By Steve Sailer
03/02/2012
Via Roger Clegg and Discriminations, I see this interesting interview by the president of Columbia U., Lee Bollinger, who was the named defendant in the Grutter and Gratz affirmative action cases of 2003, of Attorney General Eric Holder Jr. As you'll recall, Sandra Day O'Connor’s majority opinion seemed to put some sort of 25-year timeline on affirmative action, but the Attorney General is having none of that:
One of Bollinger’s questions concerned the United States Supreme Court’s decision earlier this week to reconsider affirmative action. Bollinger was involved in defending affirmative action when the court declared it constitutional in a landmark 2003 case, and he said on Thursday that the court’s decision to revisit the issue is “ominous.”
Holder expressed support for affirmative action, saying that he “can’t actually imagine a time in which the need for more diversity would ever cease.”
“Affirmative action has been an issue since segregation practices,” Holder said. “The question is not when does it end, but when does it begin … When do people of color truly get the benefits to which they are entitled?”

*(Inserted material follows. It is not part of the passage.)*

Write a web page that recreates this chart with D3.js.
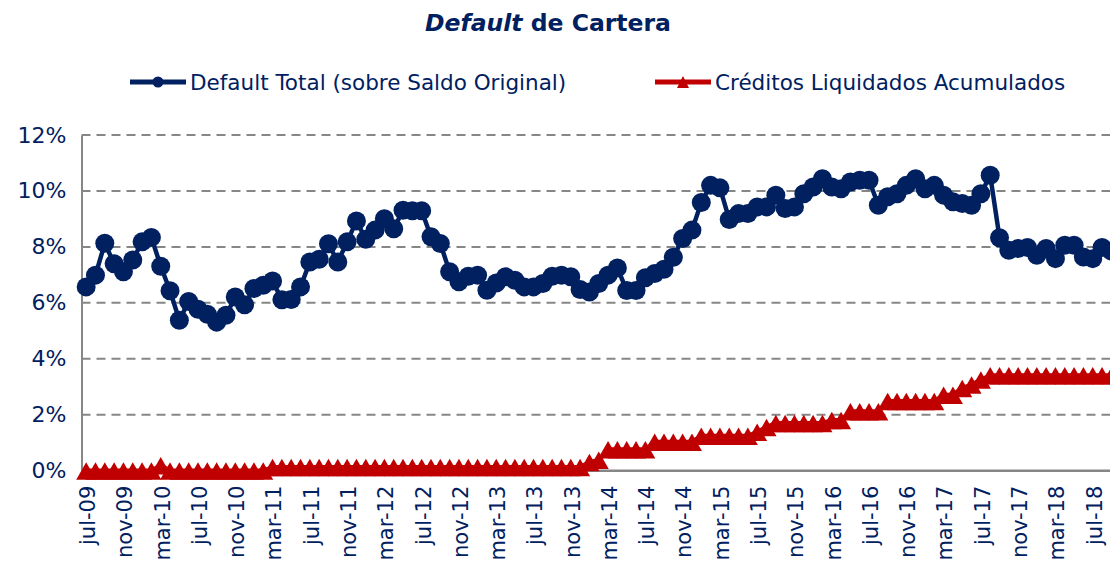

As you'll also recall, the justification given for affirmative action in the majority opinion was not compensation for the historic effects of slavery and Jim Crow, but the benefits that white students gain from "diversity," from the free-wheeling, wide-open, politically incorrect intellectual atmosphere fostered on campus by letting in some students because of their racial/ethnic backgrounds. But, in the Attorney General’s view, diversity is about people of color getting benefits. And we have not yet begun to fight!